I due amanti si rincontrano, vivono qualche ora d’amore, finché decidono di fuggire insieme. Subentra qui la seconda sequenza di puro onirismo. Forse il momento di maggior impatto visivo di tutto il film. Laurence e Fred, in un istante di felicità senza precedenti dopo il caos, camminano su una strada attorniata da ghiaccio (lo stesso ghiaccio che all’inizio della storia, attraverso inquadrature extra-diegetiche, aveva simboleggiato un luogo lontano dalle oppressioni sociali). L’immagine è una condensazione della poetica dolaniana. Torna anche in Laurence Anyways (come in J’ai tuè ma mére e in Les amours immaginaires) una sequenza in stile video-clip: il rallenti, la musica ed i colori collaborano alla creazione di una scena sublime. Intorno ai due innamorati piovono migliaia di vestiti colorati, simbolo di libertà, felicità e spensieratezza. Il loro cammino vitale e redentore è accompagnato significativamente da una canzone dei Moderat che carica di forza immaginifica la scena ma il cui titolo incombe come un presagio rivelatorio. La canzone è A New Error. I due si amano e non pensano a cosa accadrà, ma stanno commettendo un nuovo errore, e Dolan, ancora una volta, nasconde il messaggio all’interno di note musicali accuratamente scelte.

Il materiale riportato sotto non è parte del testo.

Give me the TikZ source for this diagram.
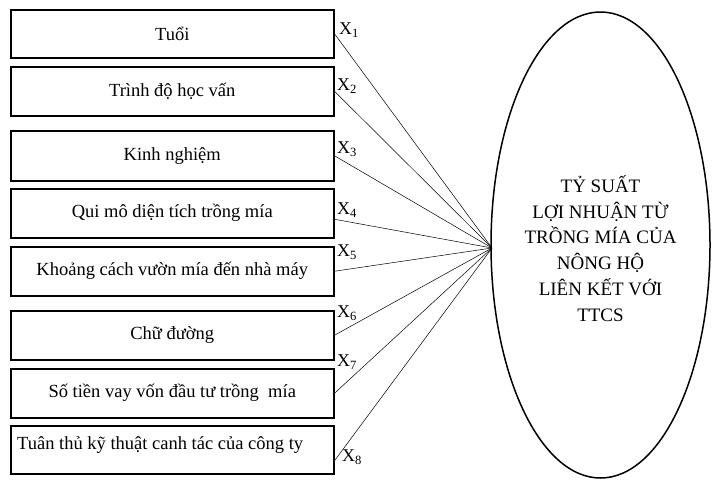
\documentclass[tikz,border=0pt]{standalone}
\usepackage{fontspec}
\setmainfont{Liberation Serif}
\usetikzlibrary{shapes.geometric}
\begin{document}
\begin{tikzpicture}[x=1pt,y=-1pt,
 box/.style={draw,line width=1.5pt,minimum width=323pt,inner sep=0pt,anchor=north west,font=\fontsize{18.5}{22}\selectfont},
 lbl/.style={font=\fontsize{18}{20}\selectfont,inner sep=0pt,anchor=west},
 conn/.style={line width=0.5pt}]
\useasboundingbox (0,0) rectangle (720,483);
\node[box,minimum height=48pt] (b1) at (10,9) {\raisebox{-2pt}{Tuổi}};
\node[box,minimum height=49pt] (b2) at (10,66) {\raisebox{-2pt}{Trình độ học vấn}};
\node[box,minimum height=50pt] (b3) at (10,130) {\raisebox{-2pt}{Kinh nghiệm}};
\node[box,minimum height=49pt] (b4) at (10,188) {\raisebox{-2pt}{Qui mô diện tích trồng mía}};
\node[box,minimum height=49pt] (b5) at (10,246) {\raisebox{-2pt}{Khoảng cách vườn mía đến nhà máy}};
\node[box,minimum height=49pt] (b6) at (10,310) {\raisebox{-2pt}{Chữ đường}};
\node[box,minimum height=49pt] (b7) at (10,368) {\raisebox{-2pt}{Số tiền vay vốn đầu tư trồng\ \ mía}};
\node[box,minimum height=48pt] (b8) at (10,425) {};
\node[font=\fontsize{18.5}{22}\selectfont,inner sep=0pt,anchor=west] (t8) at (17,445) {Tuân thủ kỹ thuật canh tác của công ty};
\node[draw,ellipse,line width=1.5pt,minimum width=219pt,minimum height=466pt,inner sep=0pt,align=center,font=\fontsize{19}{25.8}\selectfont] (e) at (600.5,245) {\raisebox{0pt}{}\\[-2pt]TỶ SUẤT\\LỢI NHUẬN TỪ\\TRỒNG MÍA CỦA\\NÔNG HỘ\\LIÊN KẾT VỚI\\TTCS};
\coordinate (p) at (492,248);
\coordinate (s4) at ([yshift=-6pt]b4.east);
\coordinate (s8) at ([yshift=-11pt]b8.east);
\draw[conn] (b1.east) -- (p);
\draw[conn] (b2.east) -- (p);
\draw[conn] (b3.east) -- (p);
\draw[conn] (s4) -- (p);
\draw[conn] (b5.east) -- (p);
\draw[conn] (b6.east) -- (p);
\draw[conn] (b7.east) -- (p);
\draw[conn] (s8) -- (p);
\node[lbl] (x1) at (339,30) {X\textsubscript{1}};
\node[lbl] (x2) at (337,86) {X\textsubscript{2}};
\node[lbl] (x3) at (337,149) {X\textsubscript{3}};
\node[lbl] (x4) at (337,210) {X\textsubscript{4}};
\node[lbl] (x5) at (337,252) {X\textsubscript{5}};
\node[lbl] (x6) at (337,313) {X\textsubscript{6}};
\node[lbl] (x7) at (337,362) {X\textsubscript{7}};
\node[lbl] (x8) at (342,457) {X\textsubscript{8}};
\end{tikzpicture}
\end{document}
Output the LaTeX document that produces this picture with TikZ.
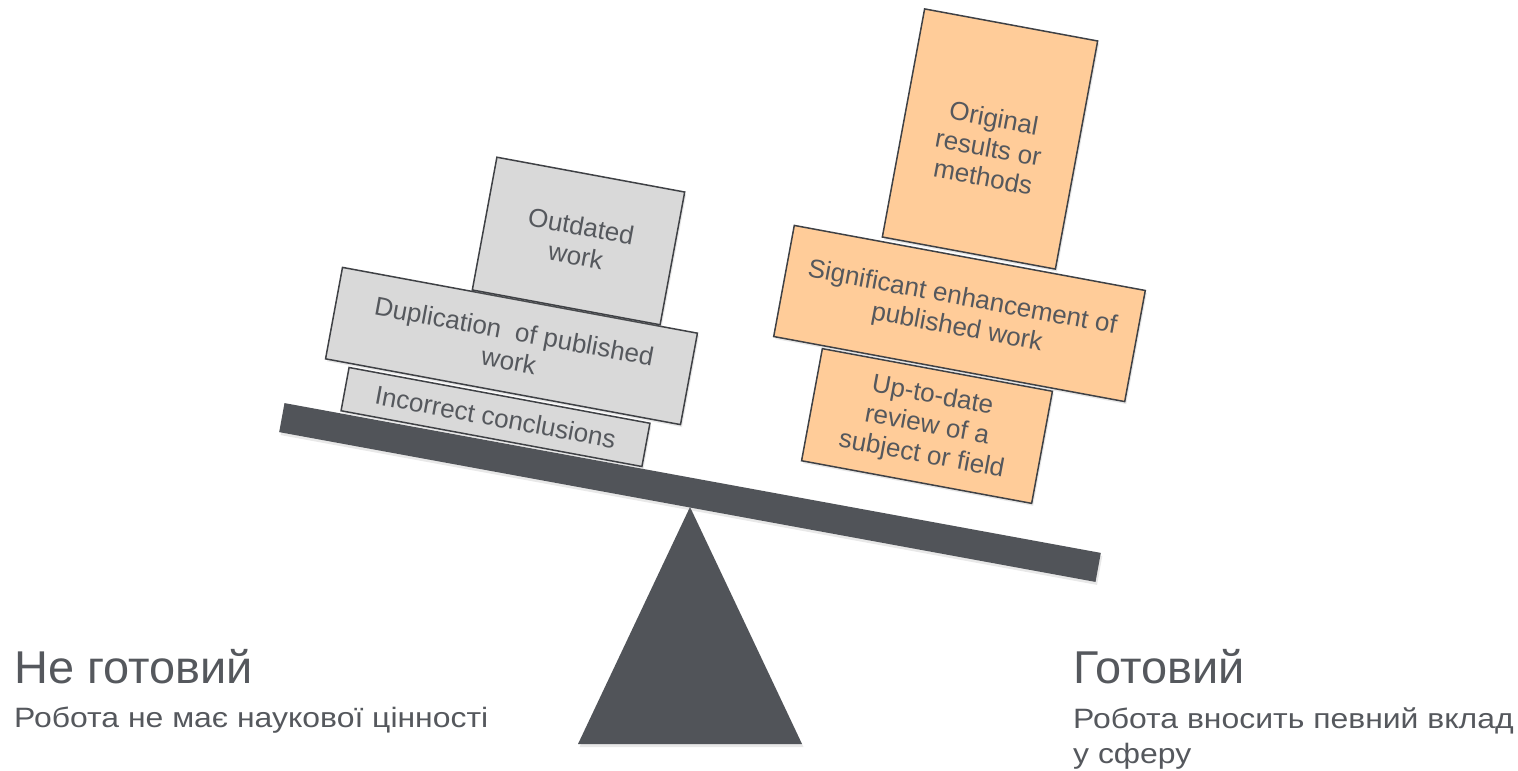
\documentclass[tikz,border=0pt]{standalone}
\usepackage{fontspec}
\setmainfont{Liberation Sans}
\newfontfamily\notefont[FakeStretch=1.14]{Liberation Sans}
\newfontfamily\headfont[FakeStretch=1.02]{Liberation Sans}
\usetikzlibrary{shadows}
\definecolor{slate}{HTML}{515459}
\definecolor{inktext}{HTML}{55585D}
\definecolor{blockgray}{HTML}{D9D9D9}
\definecolor{blockpeach}{HTML}{FFCC99}
\definecolor{edgeline}{HTML}{3F4145}

\begin{document}
\begin{tikzpicture}[x=1pt,y=-1pt,every node/.style={text=inktext}]
  \tikzstyle{block}=[rectangle,draw=edgeline,line width=1.5pt,align=center,inner sep=0pt,
                     rotate=-10.5,font=\fontsize{26}{30}\selectfont,
                     drop shadow={shadow xshift=1.5pt,shadow yshift=-2.5pt,opacity=0.18}]
  \tikzstyle{notready}=[block,fill=blockgray]
  \tikzstyle{ready}=[block,fill=blockpeach]
  \tikzstyle{heading}=[anchor=base west,inner sep=0pt,font=\headfont\fontsize{46}{52}\selectfont]
  \tikzstyle{remark}=[anchor=base west,inner sep=0pt,align=left,font=\notefont\fontsize{28}{35}\selectfont]

  \useasboundingbox (0,0) rectangle (1518,771);

  % fulcrum and beam
  \fill[slate,drop shadow={shadow xshift=1.5pt,shadow yshift=-3pt,opacity=0.18}]
       (690,507) -- (578,744) -- (802,744) -- cycle;
  \node[fill=slate,inner sep=0pt,minimum width=830pt,minimum height=29.5pt,rotate=-10.4,
        drop shadow={shadow xshift=1.5pt,shadow yshift=-3pt,opacity=0.18}] (beam) at (690,492.5) {};

  % left pile
  \node[notready,minimum width=306pt,minimum height=44pt]  (incorrect) at (495.5,417)  {Incorrect conclusions};
  \node[notready,minimum width=361pt,minimum height=93pt]  (duplicate) at (511.5,346)  {Duplication~ of published\\work};
  \node[notready,minimum width=191pt,minimum height=135pt] (outdated)  at (578.5,241)  {Outdated\\work};

  % right pile
  \node[ready,minimum width=234pt,minimum height=114pt] (review)   at (927,426)    {Up-to-date\\review of a\\subject or field};
  \node[ready,minimum width=357pt,minimum height=113pt] (enhance)  at (959.5,313.5) {Significant enhancement of\\published work};
  \node[ready,minimum width=176pt,minimum height=232pt,text height=96pt] (original) at (990,139) {Original\\results or\\methods};

  % captions
  \node[heading] (nr)     at (14,683)   {Не готовий};
  \node[remark]  (nrnote) at (14,727)   {Робота не має наукової цінності};
  \node[heading] (rd)     at (1073,683) {Готовий};
  \node[remark]  (rdnote) at (1073,763) {Робота вносить певний вклад\\у сферу};
\end{tikzpicture}
\end{document}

Nel finale del film un flashback esterno ci riporta al momento in cui i due innamorati si sono incontrati per la prima volta, sulle note non casuali di Let’s Go Out Tonight di Craig Armstrong. Laurence invita Fred ad uscire e le offre una farfalla creata con una graffetta, la scelta dell’animale non è accessoria. I loro occhi si incontrano, si penetrano. Il loro gioco di sguardi ha il sapore di libertà e desiderio. Sui loro volti l’espressione complice di chi è pronto ad un nuovo inizio. Sui nostri volti l’espressione nostalgica di chi sa come andrà a finire.